PetaPixel: Can you tell us a little about yourself and your background?

Mike Lerner: I’m 27 years old and based out of Brooklyn, NY. I was born and raised on Long Island. I have been photographing professionally for about 2 years now, but started my interest in photography roughly 5 years ago.

PP: How did you first get into photography, and how did your career develop?

ML: I’ve answered this questions so many times, and every time people still can’t believe that I went from what I was doing to photography. To make a long story somewhat short, I was playing online poker to pay my rent and making some decent money. On the weekends my roommates and I would go out to New York City clubs and they would help me spend my weekly winnings. I remember one night back in late 2006, we were at this club called Stereo. I saw this guy taking party photos — you know, one of those “club photographers.” Anyway, it turned out that the guy was Bronques from I remember going back home and seeing the photos and thinking that what he did was pretty cool, but it wasn’t until I saw some of his concert photos that I became more intrigued. Not that they were good, but it was the access that interested me… how physically close you could get to music.

About a month after that, I shot my first show: The Bravery at Terminal 5 in NYC. Up until that point the only photos I had ever taken had been on my dad’s many old 35mm film SLRs and I had never shot anything in motion. I was in that photo pit without a clue as to what I was doing, and using my dad’s Nikon D50, a camera I had never used before (which didn’t help either). Needless to say, I was hooked.

I began shooting a show a week. This was from January to March 2007, and a big break for me came in April when I shot a relatively unknown Katy Perry at the Mercury Lounge in NYC. Networking has always been something very important to me, and I knew her manager was going to be at the show, so I made sure to introduce myself. From then on, whenever Katy was in NYC, he made sure I was at the show taking photos.
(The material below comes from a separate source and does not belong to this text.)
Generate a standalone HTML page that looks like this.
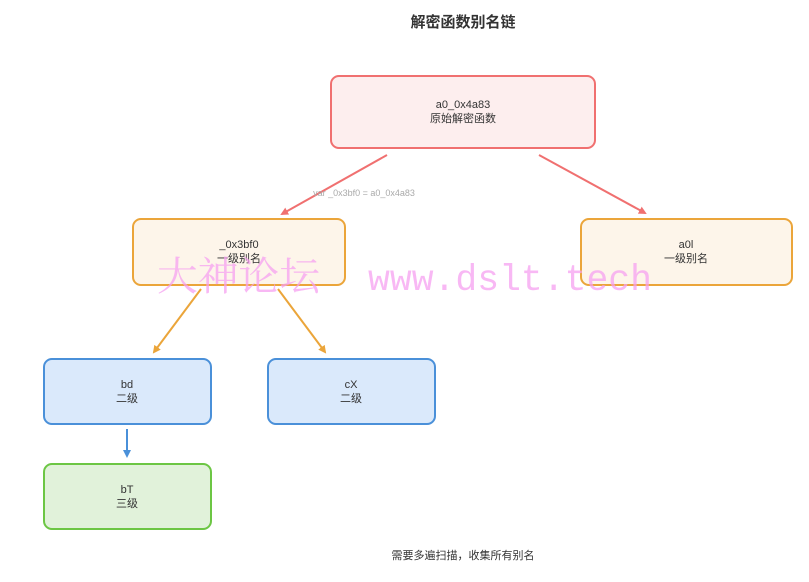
<!DOCTYPE html>
<html><head><meta charset="utf-8"><style>
html,body{margin:0;padding:0;background:#fff;width:809px;height:582px;overflow:hidden}
svg{display:block}
text{font-family:"Liberation Sans","Noto Sans CJK SC",sans-serif}
</style></head><body>
<svg width="809" height="582" viewBox="0 0 809 582" xmlns="http://www.w3.org/2000/svg">
<defs>
<marker id="mr" markerWidth="8" markerHeight="8" refX="6" refY="4" orient="auto" markerUnits="userSpaceOnUse"><path d="M0,0 L8,4 L0,8 Z" fill="#f07070"/></marker>
<marker id="mo" markerWidth="8" markerHeight="8" refX="6" refY="4" orient="auto" markerUnits="userSpaceOnUse"><path d="M0,0 L8,4 L0,8 Z" fill="#eba53a"/></marker>
<marker id="mb" markerWidth="8" markerHeight="8" refX="6" refY="4" orient="auto" markerUnits="userSpaceOnUse"><path d="M0,0 L8,4 L0,8 Z" fill="#4a90d9"/></marker>
</defs>
<text x="463" y="27" text-anchor="middle" font-size="15" font-weight="bold" fill="#333">解密函数别名链</text>

<rect x="331" y="76" width="264" height="72" rx="8" fill="#fdeeee" stroke="#f07070" stroke-width="2"/>
<text x="463" y="108" text-anchor="middle" font-size="11" fill="#333">a0_0x4a83</text>
<text x="463" y="122" text-anchor="middle" font-size="11" fill="#333">原始解密函数</text>

<line x1="387" y1="155" x2="282" y2="214" stroke="#f07070" stroke-width="2" marker-end="url(#mr)"/>
<line x1="539" y1="155" x2="645" y2="213" stroke="#f07070" stroke-width="2" marker-end="url(#mr)"/>
<text x="364" y="196" text-anchor="middle" font-size="9" fill="#aaa">var _0x3bf0 = a0_0x4a83</text>

<rect x="133" y="219" width="212" height="66" rx="8" fill="#fdf5ea" stroke="#eba53a" stroke-width="2"/>
<text x="239" y="248" text-anchor="middle" font-size="11" fill="#333">_0x3bf0</text>
<text x="239" y="262" text-anchor="middle" font-size="11" fill="#333">一级别名</text>

<rect x="581" y="219" width="211" height="66" rx="8" fill="#fdf5ea" stroke="#eba53a" stroke-width="2"/>
<text x="686" y="248" text-anchor="middle" font-size="11" fill="#333">a0l</text>
<text x="686" y="262" text-anchor="middle" font-size="11" fill="#333">一级别名</text>

<line x1="201" y1="289" x2="154" y2="352" stroke="#eba53a" stroke-width="2" marker-end="url(#mo)"/>
<line x1="278" y1="289" x2="325" y2="352" stroke="#eba53a" stroke-width="2" marker-end="url(#mo)"/>

<rect x="44" y="359" width="167" height="65" rx="8" fill="#dae9fb" stroke="#4a90d9" stroke-width="2"/>
<text x="127" y="388" text-anchor="middle" font-size="11" fill="#333">bd</text>
<text x="127" y="402" text-anchor="middle" font-size="11" fill="#333">二级</text>

<rect x="268" y="359" width="167" height="65" rx="8" fill="#dae9fb" stroke="#4a90d9" stroke-width="2"/>
<text x="351" y="388" text-anchor="middle" font-size="11" fill="#333">cX</text>
<text x="351" y="402" text-anchor="middle" font-size="11" fill="#333">二级</text>

<line x1="127" y1="429" x2="127" y2="456" stroke="#4a90d9" stroke-width="2" marker-end="url(#mb)"/>

<rect x="44" y="464" width="167" height="65" rx="8" fill="#e1f2da" stroke="#6cc644" stroke-width="2"/>
<text x="127" y="493" text-anchor="middle" font-size="11" fill="#333">bT</text>
<text x="127" y="507" text-anchor="middle" font-size="11" fill="#333">三级</text>

<text x="463" y="559" text-anchor="middle" font-size="11" fill="#333">需要多遍扫描，收集所有别名</text>

<text x="157" y="290" font-size="40" fill="#f5a0f0" fill-opacity="0.75" textLength="163" lengthAdjust="spacingAndGlyphs" style="font-family:'Noto Serif CJK SC',serif">大神论坛</text>
<text x="368" y="290" font-size="37" fill="#f5a0f0" fill-opacity="0.75" textLength="284" lengthAdjust="spacingAndGlyphs" style="font-family:'Liberation Mono',monospace">www.dslt.tech</text>
</svg>
</body></html>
It was my pictures of her that gave my portfolio what it needed to be taken somewhat seriously, and started a following for me on Tumblr.

After that summer, I flew to London to take some live photos of Katy. It was funny because I had left my camera batteries at JFK airport and the only other cameras I had were two Minolta SRT101s, but out of all the shots from all the photographers in the pit that night (at least 25), a black and white photo I took was chosen to be the ad mat for her next national tour. Unfortunately, that photo was a little bit too noisy for the art director in the end. I also had a photo displayed at the Tate Modern that same summer as part of a group exhibition, and for someone with little under a year’s experience, I thought that it was really exciting. After that I was touring with smaller bands, did the Warped Tour thing, and started to take promotional images, portraits, and candid backstage photos more seriously than live work.

PP: How did you become Justin Bieber’s concert photographer? Can you tell us the story behind that?

ML: It’s a very unexciting story. A roommate of mine at the time in Brooklyn was sharing office space with Brad Haugen, one of Justin’s people who was still based in NYC. He heard that they were looking for a new photographer, and my roommate, knowing of my work since he managed one of the bands I toured with, mentioned my name. He asked if he could see my work. That was on a Friday. I still didn’t have a proper website at the time, so I had a friend build me a really simple one. On Monday Brad told me he really enjoyed my work and that he had to go through a couple more people to get a final answer. A week later I was on the phone with Justin, and he said he liked my work and was looking forward to having me on tour. His world tour started a week and a half later, and my career as Justin Bieber’s tour photographer started.

PP: What gear do you shoot with these days?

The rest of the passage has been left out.